- DATA IN THIS EXERCISE:
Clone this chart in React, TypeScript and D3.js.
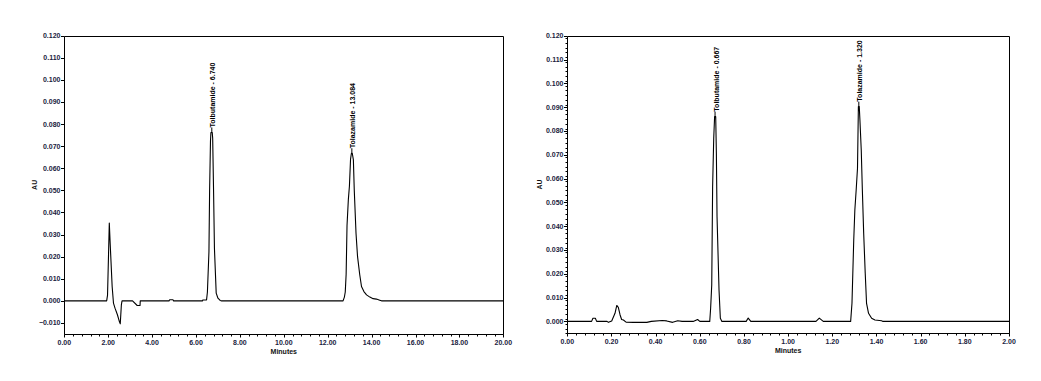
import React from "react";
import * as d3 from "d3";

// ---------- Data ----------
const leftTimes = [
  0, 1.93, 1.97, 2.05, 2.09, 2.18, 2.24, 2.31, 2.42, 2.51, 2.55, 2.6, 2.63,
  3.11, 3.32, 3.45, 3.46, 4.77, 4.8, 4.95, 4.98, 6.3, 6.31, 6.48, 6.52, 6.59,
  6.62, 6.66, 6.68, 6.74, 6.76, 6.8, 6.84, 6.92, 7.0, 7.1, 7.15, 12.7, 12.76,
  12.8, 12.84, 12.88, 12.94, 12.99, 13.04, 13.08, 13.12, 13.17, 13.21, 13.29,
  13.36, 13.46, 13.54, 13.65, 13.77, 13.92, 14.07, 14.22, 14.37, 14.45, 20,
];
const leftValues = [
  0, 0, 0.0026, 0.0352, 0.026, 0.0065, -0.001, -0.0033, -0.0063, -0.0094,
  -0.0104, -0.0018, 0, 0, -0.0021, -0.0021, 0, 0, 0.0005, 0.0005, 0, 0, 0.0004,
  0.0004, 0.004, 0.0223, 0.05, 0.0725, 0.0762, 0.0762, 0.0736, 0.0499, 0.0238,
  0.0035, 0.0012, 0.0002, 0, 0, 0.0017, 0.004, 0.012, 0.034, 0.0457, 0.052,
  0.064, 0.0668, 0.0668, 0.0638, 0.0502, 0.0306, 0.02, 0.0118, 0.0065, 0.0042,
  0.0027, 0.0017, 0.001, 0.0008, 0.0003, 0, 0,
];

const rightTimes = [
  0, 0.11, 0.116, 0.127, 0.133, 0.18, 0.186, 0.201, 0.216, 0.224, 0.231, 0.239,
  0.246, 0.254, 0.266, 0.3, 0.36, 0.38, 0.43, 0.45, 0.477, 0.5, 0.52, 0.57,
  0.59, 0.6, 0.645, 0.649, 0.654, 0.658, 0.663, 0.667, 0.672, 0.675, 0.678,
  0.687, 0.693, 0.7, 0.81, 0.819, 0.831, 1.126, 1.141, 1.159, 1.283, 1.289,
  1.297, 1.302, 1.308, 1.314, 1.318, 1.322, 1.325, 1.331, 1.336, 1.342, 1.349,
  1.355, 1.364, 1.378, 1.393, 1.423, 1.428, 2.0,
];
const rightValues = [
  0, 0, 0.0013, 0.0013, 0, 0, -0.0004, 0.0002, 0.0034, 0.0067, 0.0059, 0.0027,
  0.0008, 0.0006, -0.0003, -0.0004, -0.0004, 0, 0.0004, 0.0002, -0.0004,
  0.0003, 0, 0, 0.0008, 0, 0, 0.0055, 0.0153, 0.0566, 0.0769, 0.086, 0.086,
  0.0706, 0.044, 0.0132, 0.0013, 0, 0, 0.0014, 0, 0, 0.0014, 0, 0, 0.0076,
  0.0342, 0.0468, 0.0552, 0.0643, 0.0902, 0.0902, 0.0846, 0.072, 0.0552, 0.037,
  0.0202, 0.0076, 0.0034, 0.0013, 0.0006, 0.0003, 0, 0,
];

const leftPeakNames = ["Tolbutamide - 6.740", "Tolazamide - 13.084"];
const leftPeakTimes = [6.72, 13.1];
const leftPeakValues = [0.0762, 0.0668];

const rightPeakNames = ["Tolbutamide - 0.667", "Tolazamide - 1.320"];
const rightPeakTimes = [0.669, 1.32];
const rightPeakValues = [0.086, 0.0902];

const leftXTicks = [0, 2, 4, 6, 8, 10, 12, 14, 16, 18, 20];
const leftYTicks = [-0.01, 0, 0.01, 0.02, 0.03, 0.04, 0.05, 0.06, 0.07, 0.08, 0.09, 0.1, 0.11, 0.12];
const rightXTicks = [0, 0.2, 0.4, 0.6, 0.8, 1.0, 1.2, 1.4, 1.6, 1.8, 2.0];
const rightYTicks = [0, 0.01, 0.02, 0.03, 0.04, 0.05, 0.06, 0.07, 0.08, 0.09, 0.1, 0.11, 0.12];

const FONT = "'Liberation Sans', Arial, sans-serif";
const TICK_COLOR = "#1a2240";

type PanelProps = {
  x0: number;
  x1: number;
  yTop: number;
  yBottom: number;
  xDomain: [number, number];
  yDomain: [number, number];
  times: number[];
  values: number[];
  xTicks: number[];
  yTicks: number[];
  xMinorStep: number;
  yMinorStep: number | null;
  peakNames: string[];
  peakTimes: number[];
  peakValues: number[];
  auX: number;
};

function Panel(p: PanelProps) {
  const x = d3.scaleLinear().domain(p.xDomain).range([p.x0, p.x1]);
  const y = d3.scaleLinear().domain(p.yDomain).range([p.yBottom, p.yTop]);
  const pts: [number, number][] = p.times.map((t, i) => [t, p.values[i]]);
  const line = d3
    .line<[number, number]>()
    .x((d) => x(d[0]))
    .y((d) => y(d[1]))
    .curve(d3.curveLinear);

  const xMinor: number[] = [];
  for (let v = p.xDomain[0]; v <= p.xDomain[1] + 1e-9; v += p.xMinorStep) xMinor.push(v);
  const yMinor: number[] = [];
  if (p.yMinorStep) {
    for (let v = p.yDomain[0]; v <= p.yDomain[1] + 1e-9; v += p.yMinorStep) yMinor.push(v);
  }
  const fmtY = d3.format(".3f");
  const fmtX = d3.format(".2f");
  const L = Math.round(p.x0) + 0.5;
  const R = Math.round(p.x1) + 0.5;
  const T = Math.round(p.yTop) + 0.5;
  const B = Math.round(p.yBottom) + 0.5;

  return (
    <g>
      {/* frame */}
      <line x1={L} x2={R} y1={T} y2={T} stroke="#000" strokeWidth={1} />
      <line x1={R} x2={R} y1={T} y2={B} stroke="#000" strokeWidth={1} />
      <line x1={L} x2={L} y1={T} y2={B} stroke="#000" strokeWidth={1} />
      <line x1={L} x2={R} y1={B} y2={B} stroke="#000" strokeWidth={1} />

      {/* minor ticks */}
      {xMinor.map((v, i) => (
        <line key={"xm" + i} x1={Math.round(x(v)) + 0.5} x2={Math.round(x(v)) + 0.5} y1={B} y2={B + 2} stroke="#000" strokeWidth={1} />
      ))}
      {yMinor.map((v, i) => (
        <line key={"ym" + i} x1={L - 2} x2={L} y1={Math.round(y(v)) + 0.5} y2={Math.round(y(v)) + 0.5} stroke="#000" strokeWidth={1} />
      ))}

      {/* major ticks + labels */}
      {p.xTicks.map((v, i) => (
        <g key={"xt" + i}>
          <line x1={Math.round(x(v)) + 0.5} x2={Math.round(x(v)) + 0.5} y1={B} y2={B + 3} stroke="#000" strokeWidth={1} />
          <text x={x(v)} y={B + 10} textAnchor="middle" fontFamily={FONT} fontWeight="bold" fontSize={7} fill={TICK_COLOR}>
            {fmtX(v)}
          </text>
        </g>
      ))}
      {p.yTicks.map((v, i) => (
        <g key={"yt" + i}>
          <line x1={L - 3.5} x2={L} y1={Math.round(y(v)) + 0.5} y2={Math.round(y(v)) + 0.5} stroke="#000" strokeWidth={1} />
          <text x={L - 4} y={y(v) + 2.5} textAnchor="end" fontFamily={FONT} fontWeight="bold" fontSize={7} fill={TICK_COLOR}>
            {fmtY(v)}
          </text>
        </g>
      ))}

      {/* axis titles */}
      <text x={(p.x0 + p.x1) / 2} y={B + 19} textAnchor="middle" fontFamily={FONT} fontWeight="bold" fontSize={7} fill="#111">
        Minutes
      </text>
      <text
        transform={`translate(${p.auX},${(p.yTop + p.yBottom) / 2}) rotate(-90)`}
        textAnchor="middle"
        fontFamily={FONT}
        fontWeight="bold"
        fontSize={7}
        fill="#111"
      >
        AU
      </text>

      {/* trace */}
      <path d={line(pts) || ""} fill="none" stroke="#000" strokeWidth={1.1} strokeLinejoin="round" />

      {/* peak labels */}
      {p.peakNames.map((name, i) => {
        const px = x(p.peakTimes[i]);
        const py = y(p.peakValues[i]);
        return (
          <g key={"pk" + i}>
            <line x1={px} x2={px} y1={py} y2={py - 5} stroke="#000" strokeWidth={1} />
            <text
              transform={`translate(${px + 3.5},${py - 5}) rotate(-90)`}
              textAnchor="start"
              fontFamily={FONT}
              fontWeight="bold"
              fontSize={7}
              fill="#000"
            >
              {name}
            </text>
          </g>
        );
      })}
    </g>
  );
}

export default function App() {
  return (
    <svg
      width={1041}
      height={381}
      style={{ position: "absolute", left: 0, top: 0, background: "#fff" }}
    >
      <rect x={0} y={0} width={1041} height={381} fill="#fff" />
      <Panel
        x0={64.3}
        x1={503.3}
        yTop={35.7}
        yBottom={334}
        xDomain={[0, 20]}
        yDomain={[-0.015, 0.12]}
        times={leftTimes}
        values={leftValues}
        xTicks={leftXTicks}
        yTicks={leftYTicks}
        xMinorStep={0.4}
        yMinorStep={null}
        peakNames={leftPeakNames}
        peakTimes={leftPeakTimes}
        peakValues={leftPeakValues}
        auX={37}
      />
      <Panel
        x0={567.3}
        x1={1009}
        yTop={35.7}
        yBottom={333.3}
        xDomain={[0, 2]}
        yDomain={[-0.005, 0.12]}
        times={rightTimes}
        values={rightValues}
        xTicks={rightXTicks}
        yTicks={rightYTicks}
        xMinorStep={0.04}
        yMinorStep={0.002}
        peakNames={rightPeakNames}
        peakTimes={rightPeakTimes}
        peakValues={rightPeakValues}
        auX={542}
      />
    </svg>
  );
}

...

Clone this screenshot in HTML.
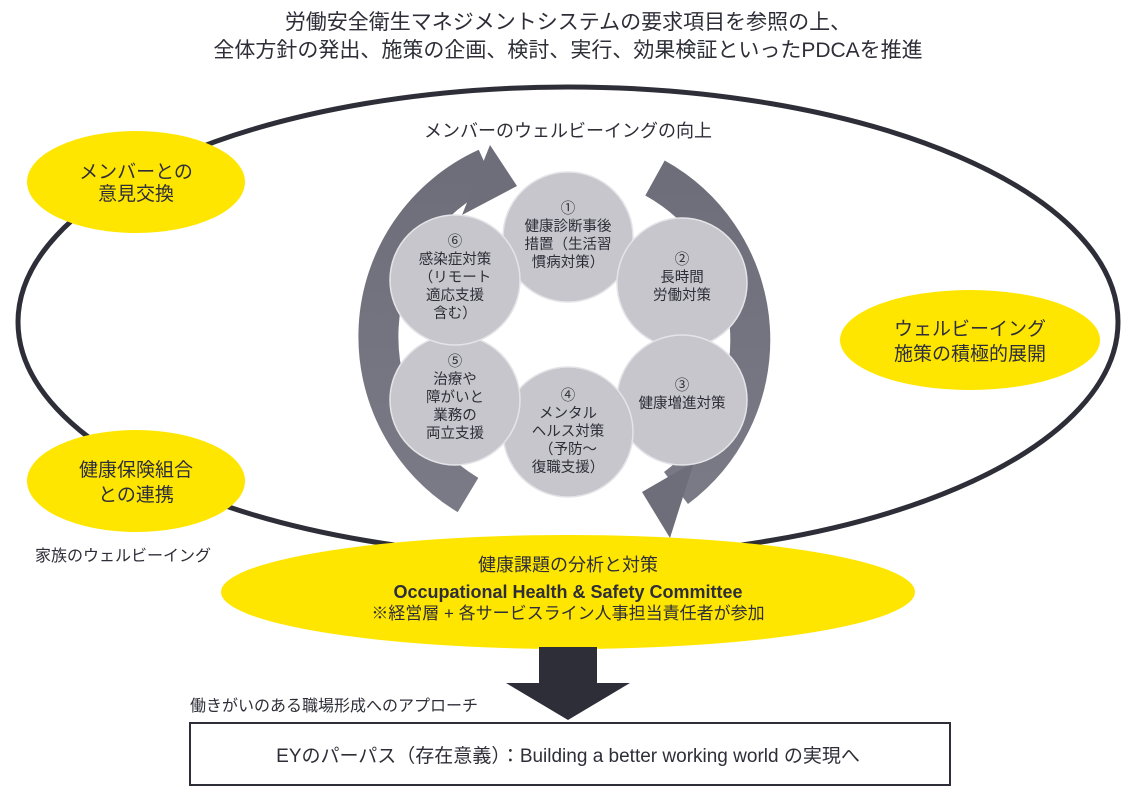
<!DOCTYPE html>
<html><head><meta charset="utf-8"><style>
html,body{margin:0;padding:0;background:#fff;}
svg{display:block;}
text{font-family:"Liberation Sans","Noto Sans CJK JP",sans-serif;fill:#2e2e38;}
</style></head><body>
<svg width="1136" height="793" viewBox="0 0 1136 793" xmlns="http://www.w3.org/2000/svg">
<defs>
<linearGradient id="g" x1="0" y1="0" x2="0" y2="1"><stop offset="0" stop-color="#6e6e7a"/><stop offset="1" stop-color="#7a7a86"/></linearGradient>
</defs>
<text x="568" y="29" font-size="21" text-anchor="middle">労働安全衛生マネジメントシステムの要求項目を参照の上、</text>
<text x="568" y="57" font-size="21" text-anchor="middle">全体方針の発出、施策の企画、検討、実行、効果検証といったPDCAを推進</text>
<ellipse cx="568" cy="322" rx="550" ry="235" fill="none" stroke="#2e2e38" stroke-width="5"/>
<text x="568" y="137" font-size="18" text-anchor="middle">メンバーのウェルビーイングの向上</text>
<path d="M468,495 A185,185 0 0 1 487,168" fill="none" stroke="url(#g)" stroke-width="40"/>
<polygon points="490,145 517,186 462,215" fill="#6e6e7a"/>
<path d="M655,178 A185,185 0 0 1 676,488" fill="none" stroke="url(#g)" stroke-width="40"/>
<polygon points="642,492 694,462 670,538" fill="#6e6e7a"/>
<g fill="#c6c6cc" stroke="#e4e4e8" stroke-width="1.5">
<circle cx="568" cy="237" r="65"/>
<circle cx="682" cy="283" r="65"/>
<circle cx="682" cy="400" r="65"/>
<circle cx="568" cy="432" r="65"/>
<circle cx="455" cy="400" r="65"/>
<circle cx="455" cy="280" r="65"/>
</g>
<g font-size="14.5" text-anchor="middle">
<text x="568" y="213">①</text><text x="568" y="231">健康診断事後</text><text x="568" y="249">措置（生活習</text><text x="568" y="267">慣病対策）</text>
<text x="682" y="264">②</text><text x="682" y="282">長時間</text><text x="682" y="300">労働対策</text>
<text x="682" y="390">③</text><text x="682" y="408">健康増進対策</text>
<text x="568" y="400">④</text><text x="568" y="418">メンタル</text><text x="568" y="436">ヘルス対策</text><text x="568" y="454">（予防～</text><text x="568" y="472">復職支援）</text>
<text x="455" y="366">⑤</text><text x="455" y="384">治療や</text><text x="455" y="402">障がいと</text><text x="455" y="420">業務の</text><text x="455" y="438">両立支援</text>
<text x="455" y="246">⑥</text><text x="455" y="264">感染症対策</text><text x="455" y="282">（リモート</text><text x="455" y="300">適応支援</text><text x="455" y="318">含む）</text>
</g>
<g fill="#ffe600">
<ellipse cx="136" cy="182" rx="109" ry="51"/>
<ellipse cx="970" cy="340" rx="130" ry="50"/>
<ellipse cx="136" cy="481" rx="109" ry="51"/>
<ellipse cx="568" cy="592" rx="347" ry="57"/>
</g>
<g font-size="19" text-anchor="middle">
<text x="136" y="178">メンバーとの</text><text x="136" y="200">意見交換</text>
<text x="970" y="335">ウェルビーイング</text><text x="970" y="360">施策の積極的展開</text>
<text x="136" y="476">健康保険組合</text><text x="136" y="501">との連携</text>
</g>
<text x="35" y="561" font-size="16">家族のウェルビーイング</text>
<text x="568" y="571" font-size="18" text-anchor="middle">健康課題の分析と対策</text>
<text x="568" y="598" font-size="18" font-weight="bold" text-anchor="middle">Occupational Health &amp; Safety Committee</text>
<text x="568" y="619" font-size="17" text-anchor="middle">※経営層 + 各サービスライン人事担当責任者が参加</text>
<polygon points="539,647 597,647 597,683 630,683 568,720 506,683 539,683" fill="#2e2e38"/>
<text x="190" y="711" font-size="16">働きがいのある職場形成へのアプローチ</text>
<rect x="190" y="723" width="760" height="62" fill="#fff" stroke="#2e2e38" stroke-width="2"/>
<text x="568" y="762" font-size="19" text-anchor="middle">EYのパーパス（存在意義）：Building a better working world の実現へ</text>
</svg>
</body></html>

...

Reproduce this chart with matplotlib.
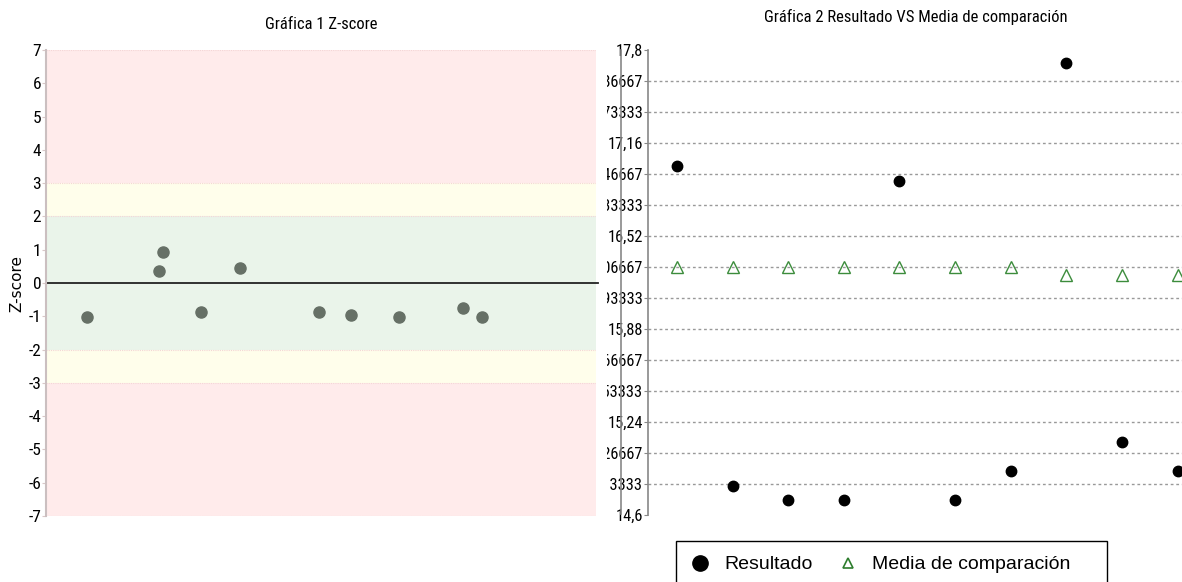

- INSTRUCTIONS TO FOLLOW:
Say how many lines include the word "Clone"; reply with the number alone.

- REPLY:
2